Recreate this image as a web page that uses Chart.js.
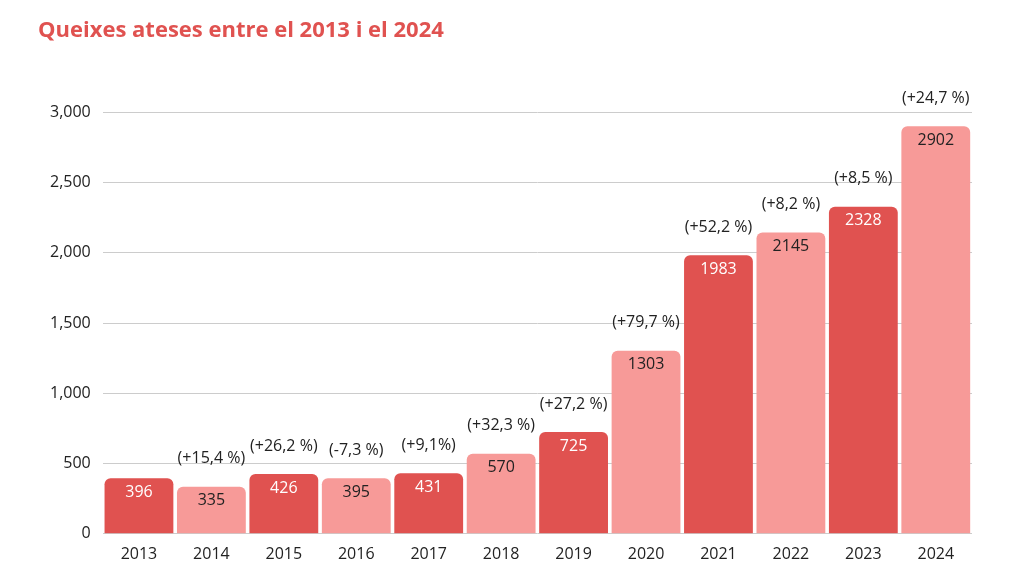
<!DOCTYPE html>
<html>
<head>
<meta charset="utf-8">
<script src="https://cdn.jsdelivr.net/npm/chart.js@4"></script>
<style>
  body { margin: 0; background: #fff; }
  #wrap { width: 1012px; height: 573px; }
</style>
</head>
<body>
<div id="wrap"><canvas id="queixes"></canvas></div>
<script>
const years = ['2013','2014','2015','2016','2017','2018','2019','2020','2021','2022','2023','2024'];
const cases = [396, 335, 426, 395, 431, 570, 725, 1303, 1983, 2145, 2328, 2902];
const changes = ['', '(+15,4 %)', '(+26,2 %)', '(-7,3 %)', '(+9,1%)', '(+32,3 %)', '(+27,2 %)',
  '(+79,7 %)', '(+52,2 %)', '(+8,2 %)', '(+8,5 %)', '(+24,7 %)'];

const dark = '#e05250';
const light = '#f79a98';
const barColors = years.map((y, i) => i % 2 ? light : dark);

// value inside the bar top, change label above it
const barLabels = {
  id: 'barLabels',
  afterDatasetsDraw(chart) {
    const ctx = chart.ctx;
    const meta = chart.getDatasetMeta(0);
    ctx.save();
    ctx.font = '16px "Open Sans"';
    ctx.textAlign = 'center';
    ctx.textBaseline = 'middle';
    meta.data.forEach((bar, i) => {
      ctx.fillStyle = i % 2 ? '#222' : '#fff';
      ctx.fillText(cases[i], bar.x, bar.y + 14);
      if (changes[i]) {
        ctx.fillStyle = '#222';
        ctx.fillText(changes[i], bar.x, bar.y - 28);
      }
    });
    ctx.restore();
  }
};

new Chart('queixes', {
  type: 'bar',
  data: {
    labels: years,
    datasets: [{
      data: cases,
      backgroundColor: barColors,
      borderRadius: { topLeft: 6, topRight: 6 },
      borderSkipped: 'bottom',
      barPercentage: 0.95,
      categoryPercentage: 1,
    }],
  },
  options: {
    responsive: true,
    maintainAspectRatio: false,
    animation: false,
    layout: { padding: { left: 38, right: 40, top: 10, bottom: 6 } },
    plugins: {
      legend: { display: false },
      tooltip: { enabled: false },
      title: {
        display: true,
        text: 'Queixes ateses entre el 2013 i el 2024',
        align: 'start',
        color: dark,
        font: { family: '"Open Sans"', size: 22, weight: 'bold' },
        padding: { top: 8, bottom: 68 },
      },
    },
    scales: {
      x: {
        grid: { display: false },
        border: { display: false },
        ticks: { color: '#222', font: { family: '"Open Sans"', size: 16 } },
      },
      y: {
        min: 0,
        max: 3000,
        ticks: { stepSize: 500, color: '#222', padding: 12, font: { family: '"Open Sans"', size: 16 } },
        grid: { color: '#cccccc', drawTicks: false },
        border: { display: false },
      },
    },
  },
  plugins: [barLabels],
});
</script>
</body>
</html>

::::::::

▶ _Given task_
Go from the first line of the data above to the line containing "const barColors = years.map((y, i)" and retype exactly those lines, both included, but none of the pictures.

▶ _Response to the exercise_
Recreate this image as a web page that uses Chart.js.
<!DOCTYPE html>
<html>
<head>
<meta charset="utf-8">
<script src="https://cdn.jsdelivr.net/npm/chart.js@4"></script>
<style>
  body { margin: 0; background: #fff; }
  #wrap { width: 1012px; height: 573px; }
</style>
</head>
<body>
<div id="wrap"><canvas id="queixes"></canvas></div>
<script>
const years = ['2013','2014','2015','2016','2017','2018','2019','2020','2021','2022','2023','2024'];
const cases = [396, 335, 426, 395, 431, 570, 725, 1303, 1983, 2145, 2328, 2902];
const changes = ['', '(+15,4 %)', '(+26,2 %)', '(-7,3 %)', '(+9,1%)', '(+32,3 %)', '(+27,2 %)',
  '(+79,7 %)', '(+52,2 %)', '(+8,2 %)', '(+8,5 %)', '(+24,7 %)'];

const dark = '#e05250';
const light = '#f79a98';
const barColors = years.map((y, i) => i % 2 ? light : dark);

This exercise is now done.